Remember Me? A Guide to Organizing the Experiences of Your Life and Writing an Autobiography That Will Be Cherished for Generations (book and kit) by Robert Max (Remember Me?, $89.95). This boxed kit will help motivate you to record your life story. It includes a three-ring portfolio, acetate sleeves, index cards, personal philosophy stationery, “Stages of Life” stationery and an easy-to-follow guide to writing your autobiography. It’s a great gift idea for getting Grandpa and Grandma to put their lives on paper.
The Story of a Lifetime: A Keepsake of Personal Memories by Pamela and Stephen Pavuk (Tri-Angel Publishers). Questions to help get those stories down with room enough to record the answers.
Uncovering Your Ancestry Through Family Photographs by Maureen A. Taylor (Betterway Books). Unlock the hidden historical clues in your old family photos. Learn how to identify the people in your pictures, date images, locate additional photographs and document the information you’ve discovered.
Windows on the Past: Identifying, Dating, and Preserving Photographs by Diane VanSkiver Gagel (Heritage Books). Besides showing you how to care for your precious family photographs, Windows on the Past helps you date photographs through the use of illustrative examples and by analyzing your ancestors’ clothing and the photographer’s props.
Writing Family Histories and Memoirs by Kirk Polking (Betterway Books).
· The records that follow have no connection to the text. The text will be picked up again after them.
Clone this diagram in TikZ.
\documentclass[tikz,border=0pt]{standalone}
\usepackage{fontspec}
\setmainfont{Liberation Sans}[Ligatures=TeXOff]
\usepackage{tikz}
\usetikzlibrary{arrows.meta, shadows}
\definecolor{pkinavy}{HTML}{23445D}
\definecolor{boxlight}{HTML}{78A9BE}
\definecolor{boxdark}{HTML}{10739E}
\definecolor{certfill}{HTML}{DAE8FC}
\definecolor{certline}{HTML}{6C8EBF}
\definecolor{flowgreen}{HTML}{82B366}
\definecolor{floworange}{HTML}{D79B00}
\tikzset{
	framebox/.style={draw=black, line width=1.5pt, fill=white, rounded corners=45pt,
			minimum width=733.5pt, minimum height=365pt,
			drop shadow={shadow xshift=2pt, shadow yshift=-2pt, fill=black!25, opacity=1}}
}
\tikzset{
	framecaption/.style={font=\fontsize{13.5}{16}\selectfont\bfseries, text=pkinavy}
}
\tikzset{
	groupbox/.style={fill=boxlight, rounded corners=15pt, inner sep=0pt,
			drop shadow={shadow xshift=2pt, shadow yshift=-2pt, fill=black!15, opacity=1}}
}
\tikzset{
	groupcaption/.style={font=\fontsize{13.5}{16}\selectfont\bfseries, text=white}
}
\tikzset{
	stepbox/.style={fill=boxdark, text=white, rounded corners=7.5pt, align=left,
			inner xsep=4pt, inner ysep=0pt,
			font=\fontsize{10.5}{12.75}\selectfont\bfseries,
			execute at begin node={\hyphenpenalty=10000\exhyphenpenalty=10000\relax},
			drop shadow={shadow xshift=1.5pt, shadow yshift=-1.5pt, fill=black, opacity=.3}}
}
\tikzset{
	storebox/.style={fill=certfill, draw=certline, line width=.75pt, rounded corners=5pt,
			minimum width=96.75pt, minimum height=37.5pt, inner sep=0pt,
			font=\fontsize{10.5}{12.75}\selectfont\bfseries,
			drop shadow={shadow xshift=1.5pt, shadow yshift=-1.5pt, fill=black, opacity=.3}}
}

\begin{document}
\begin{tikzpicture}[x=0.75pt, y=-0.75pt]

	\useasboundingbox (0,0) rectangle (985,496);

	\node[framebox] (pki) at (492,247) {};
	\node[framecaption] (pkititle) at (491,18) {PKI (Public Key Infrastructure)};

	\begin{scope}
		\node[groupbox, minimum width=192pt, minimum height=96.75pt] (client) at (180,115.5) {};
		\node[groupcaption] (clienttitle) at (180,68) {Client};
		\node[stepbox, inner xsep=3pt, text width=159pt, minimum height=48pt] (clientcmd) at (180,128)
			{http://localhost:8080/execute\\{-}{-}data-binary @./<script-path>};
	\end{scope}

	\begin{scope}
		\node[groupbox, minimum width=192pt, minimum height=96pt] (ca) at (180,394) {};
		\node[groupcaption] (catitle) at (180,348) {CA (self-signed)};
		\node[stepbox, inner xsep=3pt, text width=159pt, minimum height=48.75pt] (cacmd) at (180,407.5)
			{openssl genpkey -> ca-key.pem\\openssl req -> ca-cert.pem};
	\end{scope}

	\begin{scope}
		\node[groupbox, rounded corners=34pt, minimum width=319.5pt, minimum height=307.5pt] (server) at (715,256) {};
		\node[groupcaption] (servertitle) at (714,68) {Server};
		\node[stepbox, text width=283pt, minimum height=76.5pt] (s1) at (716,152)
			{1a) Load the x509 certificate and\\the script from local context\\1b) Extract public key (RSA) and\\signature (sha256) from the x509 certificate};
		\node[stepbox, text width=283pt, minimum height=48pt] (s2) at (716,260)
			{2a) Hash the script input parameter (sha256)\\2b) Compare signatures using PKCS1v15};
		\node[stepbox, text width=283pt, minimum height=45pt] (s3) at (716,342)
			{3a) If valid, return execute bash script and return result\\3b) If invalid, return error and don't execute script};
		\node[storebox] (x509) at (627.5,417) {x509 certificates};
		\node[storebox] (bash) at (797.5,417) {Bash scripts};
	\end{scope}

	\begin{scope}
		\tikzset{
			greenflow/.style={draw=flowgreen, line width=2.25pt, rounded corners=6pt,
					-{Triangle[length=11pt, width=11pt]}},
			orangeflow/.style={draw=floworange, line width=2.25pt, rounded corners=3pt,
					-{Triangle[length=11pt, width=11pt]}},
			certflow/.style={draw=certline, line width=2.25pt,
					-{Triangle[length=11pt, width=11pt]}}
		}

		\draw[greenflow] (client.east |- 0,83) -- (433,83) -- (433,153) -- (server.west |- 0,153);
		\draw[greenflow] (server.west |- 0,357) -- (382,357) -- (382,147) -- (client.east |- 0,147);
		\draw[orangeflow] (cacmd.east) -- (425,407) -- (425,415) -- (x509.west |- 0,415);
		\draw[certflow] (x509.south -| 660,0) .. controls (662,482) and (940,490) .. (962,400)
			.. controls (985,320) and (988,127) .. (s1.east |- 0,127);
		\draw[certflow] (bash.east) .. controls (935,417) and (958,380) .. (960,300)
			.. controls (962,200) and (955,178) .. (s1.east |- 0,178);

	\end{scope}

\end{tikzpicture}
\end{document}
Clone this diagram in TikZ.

A family history is a valuable treasure you can leave your family. Simplify the writing process with strategies that help you define your approach, get started, choose topics, select a style and develop a schedule.
Family medical history
Past Imperfect: How Tracing Your Family Medical History Can Save Your Life by Carol Daus (Santa Monica Press). Takes you step by step through tracing your family medical history, including resources for more information on inheritable conditions.
Many of these titles are also available in ebook format, including for Kindle and Nook.